▶ DATA

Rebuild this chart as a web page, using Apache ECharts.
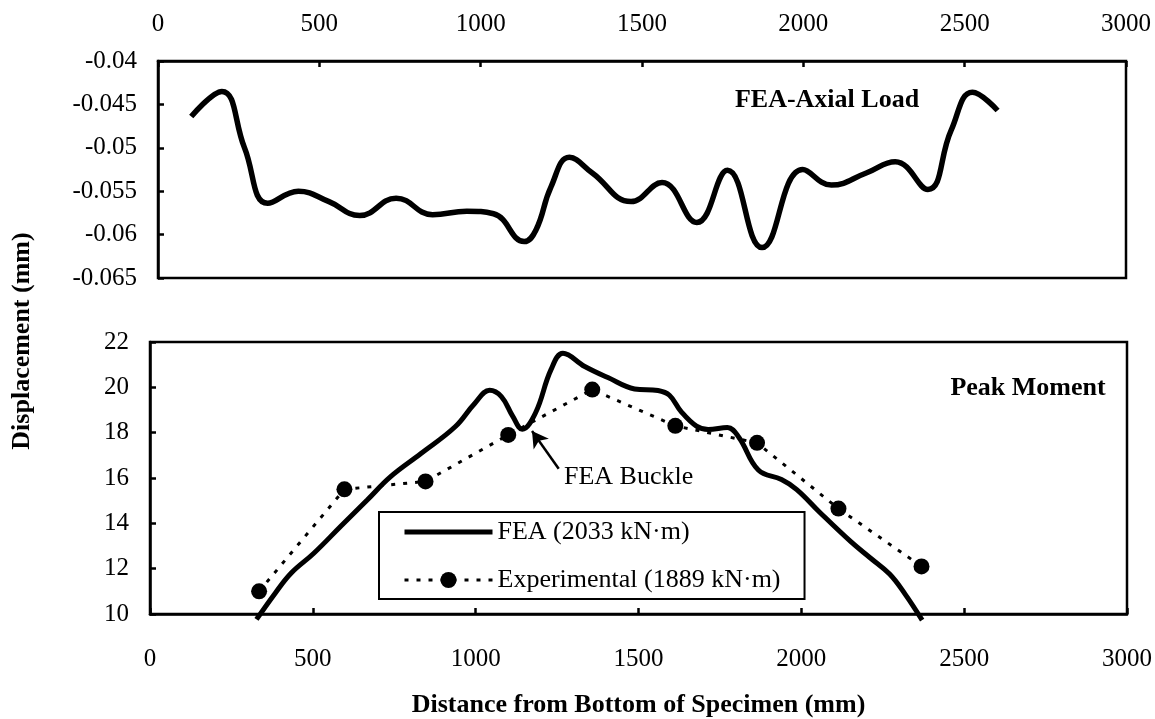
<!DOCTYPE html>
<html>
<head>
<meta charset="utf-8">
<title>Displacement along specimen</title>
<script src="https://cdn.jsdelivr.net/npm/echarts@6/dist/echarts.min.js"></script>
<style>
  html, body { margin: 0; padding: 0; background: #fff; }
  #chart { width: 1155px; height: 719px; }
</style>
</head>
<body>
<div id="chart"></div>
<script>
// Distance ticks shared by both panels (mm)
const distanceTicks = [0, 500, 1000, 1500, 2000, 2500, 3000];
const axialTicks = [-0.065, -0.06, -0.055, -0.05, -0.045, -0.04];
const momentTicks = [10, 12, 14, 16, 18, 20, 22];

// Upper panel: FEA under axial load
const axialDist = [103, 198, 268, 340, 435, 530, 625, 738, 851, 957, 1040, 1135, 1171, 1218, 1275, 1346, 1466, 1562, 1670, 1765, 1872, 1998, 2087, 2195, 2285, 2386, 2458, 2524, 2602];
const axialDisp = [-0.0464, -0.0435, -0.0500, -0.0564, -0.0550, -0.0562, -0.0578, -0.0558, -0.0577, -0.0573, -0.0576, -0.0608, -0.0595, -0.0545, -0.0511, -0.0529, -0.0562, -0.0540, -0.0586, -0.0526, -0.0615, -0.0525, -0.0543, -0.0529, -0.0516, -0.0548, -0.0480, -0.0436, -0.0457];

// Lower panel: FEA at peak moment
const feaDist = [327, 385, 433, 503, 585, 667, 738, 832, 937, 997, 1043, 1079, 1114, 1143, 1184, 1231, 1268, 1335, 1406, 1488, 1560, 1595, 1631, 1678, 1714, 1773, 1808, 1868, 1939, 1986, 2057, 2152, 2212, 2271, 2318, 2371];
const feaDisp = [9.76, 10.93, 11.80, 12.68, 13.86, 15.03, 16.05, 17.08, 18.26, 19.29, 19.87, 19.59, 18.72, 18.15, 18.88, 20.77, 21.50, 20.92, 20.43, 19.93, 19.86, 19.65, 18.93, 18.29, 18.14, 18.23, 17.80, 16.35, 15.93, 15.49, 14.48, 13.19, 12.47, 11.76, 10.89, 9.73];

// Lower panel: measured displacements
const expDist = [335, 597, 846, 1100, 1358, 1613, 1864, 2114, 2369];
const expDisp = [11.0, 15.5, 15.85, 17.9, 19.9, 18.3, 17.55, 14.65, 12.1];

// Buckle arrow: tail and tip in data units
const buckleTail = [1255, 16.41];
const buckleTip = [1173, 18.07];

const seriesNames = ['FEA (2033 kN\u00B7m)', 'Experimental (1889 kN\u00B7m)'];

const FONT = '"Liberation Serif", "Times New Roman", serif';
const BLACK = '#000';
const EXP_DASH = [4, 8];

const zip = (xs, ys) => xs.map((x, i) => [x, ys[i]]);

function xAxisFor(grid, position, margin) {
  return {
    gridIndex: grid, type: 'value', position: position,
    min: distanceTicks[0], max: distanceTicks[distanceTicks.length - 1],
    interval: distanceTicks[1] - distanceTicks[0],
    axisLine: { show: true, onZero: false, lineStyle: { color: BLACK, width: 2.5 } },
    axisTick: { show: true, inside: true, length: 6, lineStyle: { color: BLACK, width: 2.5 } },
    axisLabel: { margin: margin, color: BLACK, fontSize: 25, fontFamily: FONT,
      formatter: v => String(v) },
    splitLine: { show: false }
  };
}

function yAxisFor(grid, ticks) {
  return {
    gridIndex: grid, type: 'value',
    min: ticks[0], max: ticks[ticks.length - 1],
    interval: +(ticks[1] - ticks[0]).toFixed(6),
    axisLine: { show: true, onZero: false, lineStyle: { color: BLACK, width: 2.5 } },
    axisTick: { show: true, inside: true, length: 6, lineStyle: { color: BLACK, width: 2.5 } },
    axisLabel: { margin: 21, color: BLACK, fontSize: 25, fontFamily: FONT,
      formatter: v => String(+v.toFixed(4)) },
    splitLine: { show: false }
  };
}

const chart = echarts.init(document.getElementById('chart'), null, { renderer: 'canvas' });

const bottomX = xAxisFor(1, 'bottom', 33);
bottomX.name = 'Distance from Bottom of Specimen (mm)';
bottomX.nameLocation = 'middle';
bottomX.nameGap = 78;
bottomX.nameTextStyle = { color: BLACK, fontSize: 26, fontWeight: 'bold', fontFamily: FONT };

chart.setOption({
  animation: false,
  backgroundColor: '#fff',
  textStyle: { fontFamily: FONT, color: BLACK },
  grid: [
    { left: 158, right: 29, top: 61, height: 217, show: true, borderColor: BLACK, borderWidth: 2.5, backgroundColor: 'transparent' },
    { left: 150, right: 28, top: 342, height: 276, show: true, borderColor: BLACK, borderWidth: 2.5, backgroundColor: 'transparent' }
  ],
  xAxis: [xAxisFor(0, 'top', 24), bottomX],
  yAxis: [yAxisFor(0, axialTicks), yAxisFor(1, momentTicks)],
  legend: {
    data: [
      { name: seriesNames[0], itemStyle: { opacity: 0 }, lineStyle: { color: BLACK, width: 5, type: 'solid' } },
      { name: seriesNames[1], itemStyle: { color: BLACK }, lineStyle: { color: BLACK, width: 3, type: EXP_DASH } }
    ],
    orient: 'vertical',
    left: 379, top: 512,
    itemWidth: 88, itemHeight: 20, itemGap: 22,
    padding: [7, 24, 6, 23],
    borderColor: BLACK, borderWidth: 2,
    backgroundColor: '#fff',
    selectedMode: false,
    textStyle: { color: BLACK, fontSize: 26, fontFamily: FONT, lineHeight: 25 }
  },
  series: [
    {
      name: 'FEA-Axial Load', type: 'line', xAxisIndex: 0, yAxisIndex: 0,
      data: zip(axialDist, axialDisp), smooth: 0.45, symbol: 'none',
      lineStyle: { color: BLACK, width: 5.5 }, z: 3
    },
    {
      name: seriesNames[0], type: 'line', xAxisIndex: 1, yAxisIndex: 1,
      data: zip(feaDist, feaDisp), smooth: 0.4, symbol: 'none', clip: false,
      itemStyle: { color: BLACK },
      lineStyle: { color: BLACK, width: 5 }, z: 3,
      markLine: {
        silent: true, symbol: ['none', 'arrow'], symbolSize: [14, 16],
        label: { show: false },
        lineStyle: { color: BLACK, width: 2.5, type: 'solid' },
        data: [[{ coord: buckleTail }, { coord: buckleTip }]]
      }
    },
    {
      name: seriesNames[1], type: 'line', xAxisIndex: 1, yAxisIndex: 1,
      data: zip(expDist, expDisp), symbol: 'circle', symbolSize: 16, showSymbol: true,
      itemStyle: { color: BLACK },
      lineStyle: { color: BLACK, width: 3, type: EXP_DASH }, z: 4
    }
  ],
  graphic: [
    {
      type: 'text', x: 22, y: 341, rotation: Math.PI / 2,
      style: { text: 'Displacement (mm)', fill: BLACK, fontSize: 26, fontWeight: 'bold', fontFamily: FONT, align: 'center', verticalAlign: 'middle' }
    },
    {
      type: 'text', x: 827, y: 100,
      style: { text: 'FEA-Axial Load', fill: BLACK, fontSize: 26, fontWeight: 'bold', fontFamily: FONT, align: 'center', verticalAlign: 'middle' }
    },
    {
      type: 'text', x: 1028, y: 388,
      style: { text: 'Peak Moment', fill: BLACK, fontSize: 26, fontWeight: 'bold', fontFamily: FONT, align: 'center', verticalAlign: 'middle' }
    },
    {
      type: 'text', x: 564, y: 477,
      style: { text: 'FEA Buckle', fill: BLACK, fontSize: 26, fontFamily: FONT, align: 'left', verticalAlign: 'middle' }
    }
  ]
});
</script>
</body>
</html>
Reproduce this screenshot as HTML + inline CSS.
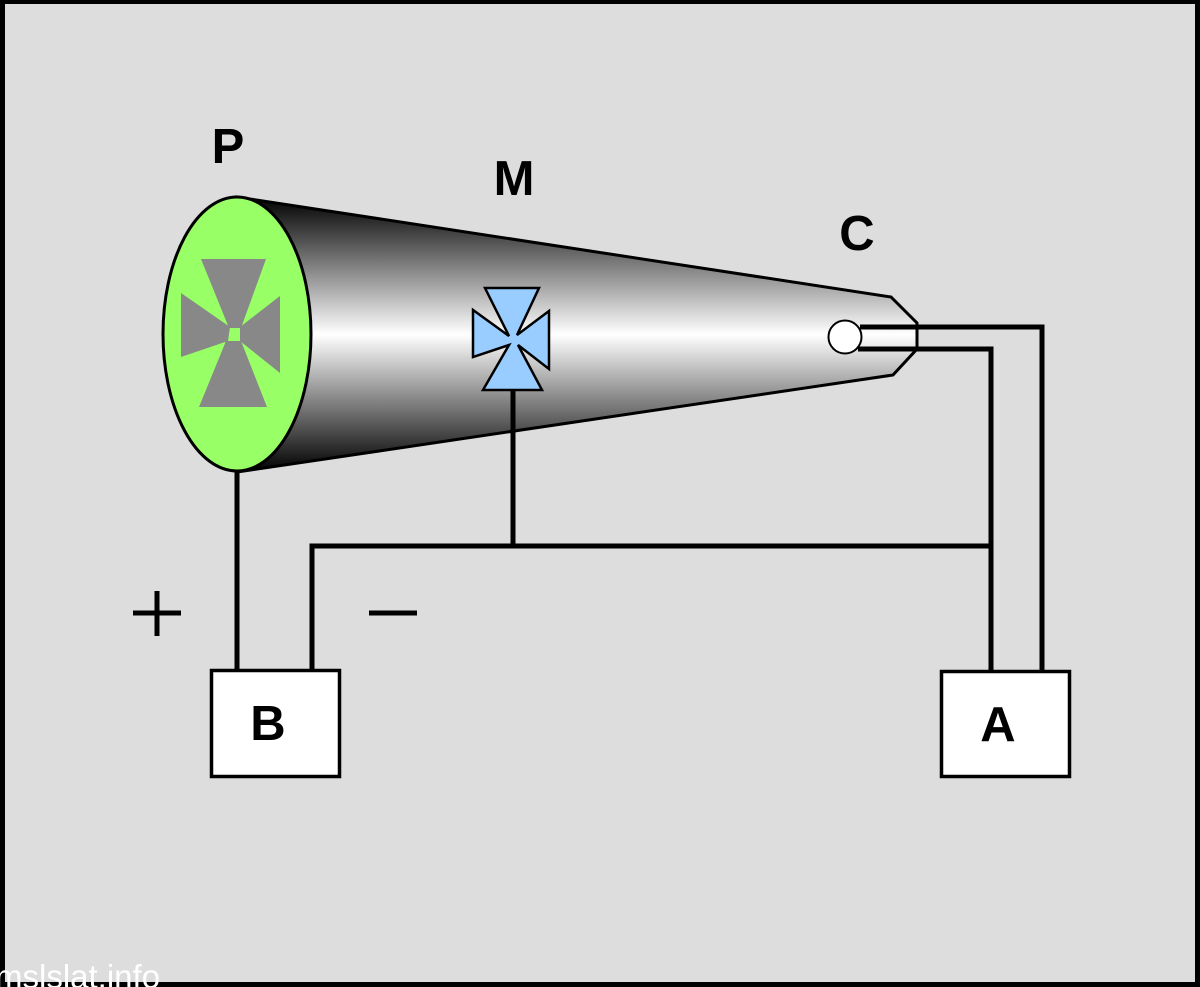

▶ PROBLEM STATEMENT
All the lines above are to be reproduced exactly, except the pictures.

▶ SOLUTION TO THIS TASK
Rebuild this chart as a web page, using Apache ECharts.
<!DOCTYPE html>
<html>
<head>
<meta charset="utf-8">
<title>Displacement along specimen</title>
<script src="https://cdn.jsdelivr.net/npm/echarts@6/dist/echarts.min.js"></script>
<style>
  html, body { margin: 0; padding: 0; background: #fff; }
  #chart { width: 1155px; height: 719px; }
</style>
</head>
<body>
<div id="chart"></div>
<script>
// Distance ticks shared by both panels (mm)
const distanceTicks = [0, 500, 1000, 1500, 2000, 2500, 3000];
const axialTicks = [-0.065, -0.06, -0.055, -0.05, -0.045, -0.04];
const momentTicks = [10, 12, 14, 16, 18, 20, 22];

// Upper panel: FEA under axial load
const axialDist = [103, 198, 268, 340, 435, 530, 625, 738, 851, 957, 1040, 1135, 1171, 1218, 1275, 1346, 1466, 1562, 1670, 1765, 1872, 1998, 2087, 2195, 2285, 2386, 2458, 2524, 2602];
const axialDisp = [-0.0464, -0.0435, -0.0500, -0.0564, -0.0550, -0.0562, -0.0578, -0.0558, -0.0577, -0.0573, -0.0576, -0.0608, -0.0595, -0.0545, -0.0511, -0.0529, -0.0562, -0.0540, -0.0586, -0.0526, -0.0615, -0.0525, -0.0543, -0.0529, -0.0516, -0.0548, -0.0480, -0.0436, -0.0457];

// Lower panel: FEA at peak moment
const feaDist = [327, 385, 433, 503, 585, 667, 738, 832, 937, 997, 1043, 1079, 1114, 1143, 1184, 1231, 1268, 1335, 1406, 1488, 1560, 1595, 1631, 1678, 1714, 1773, 1808, 1868, 1939, 1986, 2057, 2152, 2212, 2271, 2318, 2371];
const feaDisp = [9.76, 10.93, 11.80, 12.68, 13.86, 15.03, 16.05, 17.08, 18.26, 19.29, 19.87, 19.59, 18.72, 18.15, 18.88, 20.77, 21.50, 20.92, 20.43, 19.93, 19.86, 19.65, 18.93, 18.29, 18.14, 18.23, 17.80, 16.35, 15.93, 15.49, 14.48, 13.19, 12.47, 11.76, 10.89, 9.73];

// Lower panel: measured displacements
const expDist = [335, 597, 846, 1100, 1358, 1613, 1864, 2114, 2369];
const expDisp = [11.0, 15.5, 15.85, 17.9, 19.9, 18.3, 17.55, 14.65, 12.1];

// Buckle arrow: tail and tip in data units
const buckleTail = [1255, 16.41];
const buckleTip = [1173, 18.07];

const seriesNames = ['FEA (2033 kN\u00B7m)', 'Experimental (1889 kN\u00B7m)'];

const FONT = '"Liberation Serif", "Times New Roman", serif';
const BLACK = '#000';
const EXP_DASH = [4, 8];

const zip = (xs, ys) => xs.map((x, i) => [x, ys[i]]);

function xAxisFor(grid, position, margin) {
  return {
    gridIndex: grid, type: 'value', position: position,
    min: distanceTicks[0], max: distanceTicks[distanceTicks.length - 1],
    interval: distanceTicks[1] - distanceTicks[0],
    axisLine: { show: true, onZero: false, lineStyle: { color: BLACK, width: 2.5 } },
    axisTick: { show: true, inside: true, length: 6, lineStyle: { color: BLACK, width: 2.5 } },
    axisLabel: { margin: margin, color: BLACK, fontSize: 25, fontFamily: FONT,
      formatter: v => String(v) },
    splitLine: { show: false }
  };
}

function yAxisFor(grid, ticks) {
  return {
    gridIndex: grid, type: 'value',
    min: ticks[0], max: ticks[ticks.length - 1],
    interval: +(ticks[1] - ticks[0]).toFixed(6),
    axisLine: { show: true, onZero: false, lineStyle: { color: BLACK, width: 2.5 } },
    axisTick: { show: true, inside: true, length: 6, lineStyle: { color: BLACK, width: 2.5 } },
    axisLabel: { margin: 21, color: BLACK, fontSize: 25, fontFamily: FONT,
      formatter: v => String(+v.toFixed(4)) },
    splitLine: { show: false }
  };
}

const chart = echarts.init(document.getElementById('chart'), null, { renderer: 'canvas' });

const bottomX = xAxisFor(1, 'bottom', 33);
bottomX.name = 'Distance from Bottom of Specimen (mm)';
bottomX.nameLocation = 'middle';
bottomX.nameGap = 78;
bottomX.nameTextStyle = { color: BLACK, fontSize: 26, fontWeight: 'bold', fontFamily: FONT };

chart.setOption({
  animation: false,
  backgroundColor: '#fff',
  textStyle: { fontFamily: FONT, color: BLACK },
  grid: [
    { left: 158, right: 29, top: 61, height: 217, show: true, borderColor: BLACK, borderWidth: 2.5, backgroundColor: 'transparent' },
    { left: 150, right: 28, top: 342, height: 276, show: true, borderColor: BLACK, borderWidth: 2.5, backgroundColor: 'transparent' }
  ],
  xAxis: [xAxisFor(0, 'top', 24), bottomX],
  yAxis: [yAxisFor(0, axialTicks), yAxisFor(1, momentTicks)],
  legend: {
    data: [
      { name: seriesNames[0], itemStyle: { opacity: 0 }, lineStyle: { color: BLACK, width: 5, type: 'solid' } },
      { name: seriesNames[1], itemStyle: { color: BLACK }, lineStyle: { color: BLACK, width: 3, type: EXP_DASH } }
    ],
    orient: 'vertical',
    left: 379, top: 512,
    itemWidth: 88, itemHeight: 20, itemGap: 22,
    padding: [7, 24, 6, 23],
    borderColor: BLACK, borderWidth: 2,
    backgroundColor: '#fff',
    selectedMode: false,
    textStyle: { color: BLACK, fontSize: 26, fontFamily: FONT, lineHeight: 25 }
  },
  series: [
    {
      name: 'FEA-Axial Load', type: 'line', xAxisIndex: 0, yAxisIndex: 0,
      data: zip(axialDist, axialDisp), smooth: 0.45, symbol: 'none',
      lineStyle: { color: BLACK, width: 5.5 }, z: 3
    },
    {
      name: seriesNames[0], type: 'line', xAxisIndex: 1, yAxisIndex: 1,
      data: zip(feaDist, feaDisp), smooth: 0.4, symbol: 'none', clip: false,
      itemStyle: { color: BLACK },
      lineStyle: { color: BLACK, width: 5 }, z: 3,
      markLine: {
        silent: true, symbol: ['none', 'arrow'], symbolSize: [14, 16],
        label: { show: false },
        lineStyle: { color: BLACK, width: 2.5, type: 'solid' },
        data: [[{ coord: buckleTail }, { coord: buckleTip }]]
      }
    },
    {
      name: seriesNames[1], type: 'line', xAxisIndex: 1, yAxisIndex: 1,
      data: zip(expDist, expDisp), symbol: 'circle', symbolSize: 16, showSymbol: true,
      itemStyle: { color: BLACK },
      lineStyle: { color: BLACK, width: 3, type: EXP_DASH }, z: 4
    }
  ],
  graphic: [
    {
      type: 'text', x: 22, y: 341, rotation: Math.PI / 2,
      style: { text: 'Displacement (mm)', fill: BLACK, fontSize: 26, fontWeight: 'bold', fontFamily: FONT, align: 'center', verticalAlign: 'middle' }
    },
    {
      type: 'text', x: 827, y: 100,
      style: { text: 'FEA-Axial Load', fill: BLACK, fontSize: 26, fontWeight: 'bold', fontFamily: FONT, align: 'center', verticalAlign: 'middle' }
    },
    {
      type: 'text', x: 1028, y: 388,
      style: { text: 'Peak Moment', fill: BLACK, fontSize: 26, fontWeight: 'bold', fontFamily: FONT, align: 'center', verticalAlign: 'middle' }
    },
    {
      type: 'text', x: 564, y: 477,
      style: { text: 'FEA Buckle', fill: BLACK, fontSize: 26, fontFamily: FONT, align: 'left', verticalAlign: 'middle' }
    }
  ]
});
</script>
</body>
</html>
Reproduce this screenshot as HTML + inline CSS.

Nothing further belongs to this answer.